Not only is selling your used items through consignment stores a smart consumer choice, but so is buying from them! Aiken says “Consignment is on an upswing. Consumer habits have changed, and people now take pride in finding great deals. Consignment offers consumers a chance to embrace their uniqueness in a more affordable way. Add to that the opportunity to recycle and repurpose, and this type of shopping becomes the best way to shop smart.” I agree! Dave Ramsey, financial expert and radio show host, also agrees and says that people used to brag about how big their mortgage was, but now the financial status symbol in America is a debt-free household.
Kevin Aiken (whose consignment store’s motto is “We don’t sell icky stuff!”) explains that consignment shopping is especially smart during a tough economy because “Distribution costs in a normal retail business model are high, and these costs are always passed along to the consumers. In consignment, the cost of distribution is minimized. This allows consignment stores to pass along amazing savings on comparable merchandise.”
When asked what the pros and cons are of consignment shopping, Aiken revealed “The pros and cons are actually the same. Consignment gives consumers access to one-of-a-kind merchandise at prices that can’t be beat. Furniture, for example, can go a long way towards helping an individual define their own unique, personal style. That being said, purchasing one-of-a-kind merchandise can also be a con.

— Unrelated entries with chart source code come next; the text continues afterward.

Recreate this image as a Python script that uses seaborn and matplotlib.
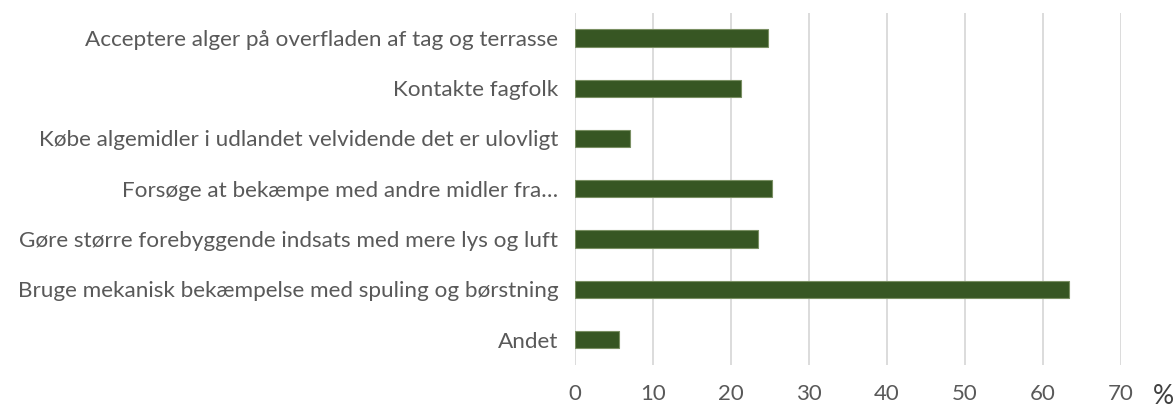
import matplotlib
matplotlib.use("Agg")
import matplotlib.pyplot as plt
import seaborn as sns
import pandas as pd

# svarmuligheder og andel i procent
kategorier = [
    "Acceptere alger på overfladen af tag og terrasse",
    "Kontakte fagfolk",
    "Købe algemidler i udlandet velvidende det er ulovligt",
    "Forsøge at bekæmpe med andre midler fra…",
    "Gøre større forebyggende indsats med mere lys og luft",
    "Bruge mekanisk bekæmpelse med spuling og børstning",
    "Andet",
]
procent = [24.7, 21.3, 7.0, 25.2, 23.4, 63.3, 5.7]
xticks = [0, 10, 20, 30, 40, 50, 60, 70]

df = pd.DataFrame({"kategori": kategorier, "procent": procent})

sns.set_style("white")
plt.rcParams["font.family"] = ["Lato", "DejaVu Sans"]

fig = plt.figure(figsize=(11.74, 4.08), dpi=100)
ax = fig.add_axes([0.4898, 0.1061, 0.9549 - 0.4898, 0.9686 - 0.1061])

sns.barplot(data=df, x="procent", y="kategori", color="#375623", width=0.344,
            edgecolor="#7a8f63", linewidth=0.8, saturation=1, ax=ax)

ax.set_xlim(0, 70)
ax.set_ylim(6.5, -0.5)
ax.set_xticks(xticks)
ax.set_xticklabels([str(t) for t in xticks])
ax.xaxis.grid(True, color="#d9d9d9", linewidth=1.3)
ax.set_axisbelow(True)
for s in ax.spines.values():
    s.set_visible(False)
ax.set_xlabel("")
ax.set_ylabel("")
ax.tick_params(axis="y", length=0, pad=12, labelsize=16.2, labelcolor="#595959")
ax.tick_params(axis="x", length=0, pad=14, labelsize=16, labelcolor="#595959")

fig.text(1163 / 1174, 1 - 397 / 408, "%", fontsize=19, color="#404040",
         ha="center", va="center")

fig.savefig("out.png", dpi=100)
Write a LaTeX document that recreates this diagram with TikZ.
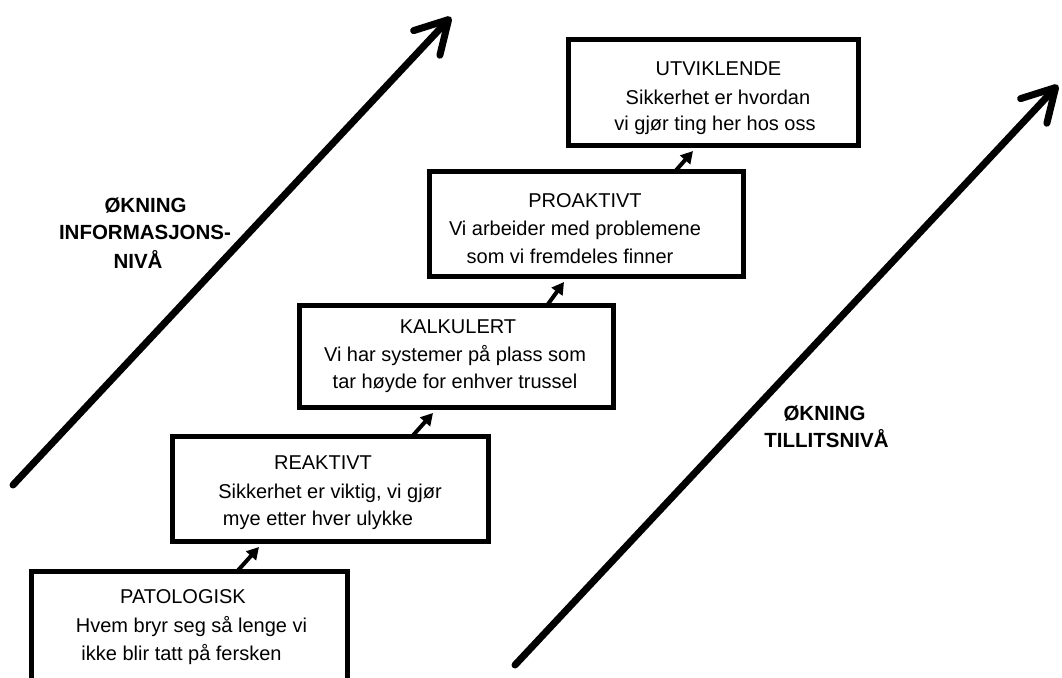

The reason being is if someone finds something they like today, but isn’t quite ready to pull the trigger on the purchase, there is a good shot that one piece of merchandise might be sold by the time they return.”

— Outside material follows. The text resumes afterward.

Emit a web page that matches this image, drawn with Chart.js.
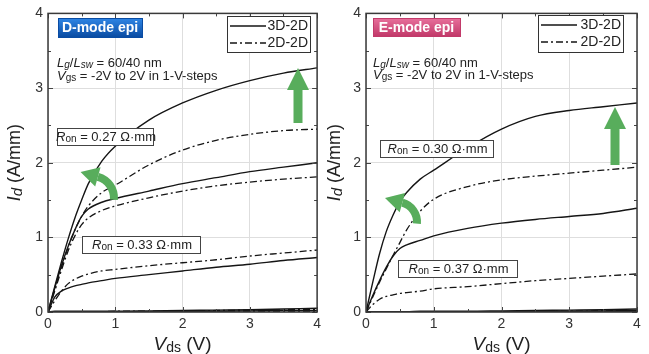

That’s especially true with designer clothing for sale at consignment shops. You’ll usually find high-end, designer clothing at consignment shops, rather than your average garage sale selection. Once an item is gone, it’s gone. You’ll often find a lot of baby and toddler clothing at consignment shops because children simply grow out of clothes faster than they’re able to wear them!
A great resource for finding shops willing to help you sell your higher ticket items is www.consignmentshops.com. Just remember, your items need to be in truly good condition, if not great. You’ll find some really helpful articles on how to sell your items this way at www.ehow.com/consignment-stores/. If you have antiques that are very valuable, visit www.kovels.com, the go-to source for antiques and collectibles information.
If you’ve ever thought about opening up a consignment shop, you can learn the ins and outs from the Association of Resale Professionals at www.narts.org.
Now, what happens if, after all of your hard work and effort, you don’t find a buyer for your incredible treasures? Donate them and take the tax break! Drop off any unsold items at a charity donation center, such as Goodwill, Salvation Army, etc. Many of them will actually come to your home with their truck after your garage sale if you just set it up beforehand.
The IRS says that the fair market value of used items is the price that buyers would pay for them in a thrift shop. You need to keep a paper trail of your donations in case you ever get audited. (Shriek!) You’ll get a receipt when you donate items to a charity, but if the value exceeds $500, you’ll need to include Form 8283 with your tax return. If it’s worth over $5000, you’ll need to also send the IRS a written appraisal of gift. Luckily, you’ll be able to deduct the cost of the appraisal, subject to the two percent limit for miscellaneous itemized deductions.
Finally, the best way to decrease the time and energy you need to sell your lovingly-used discards is to stop buying so much new stuff! Live more and spend less!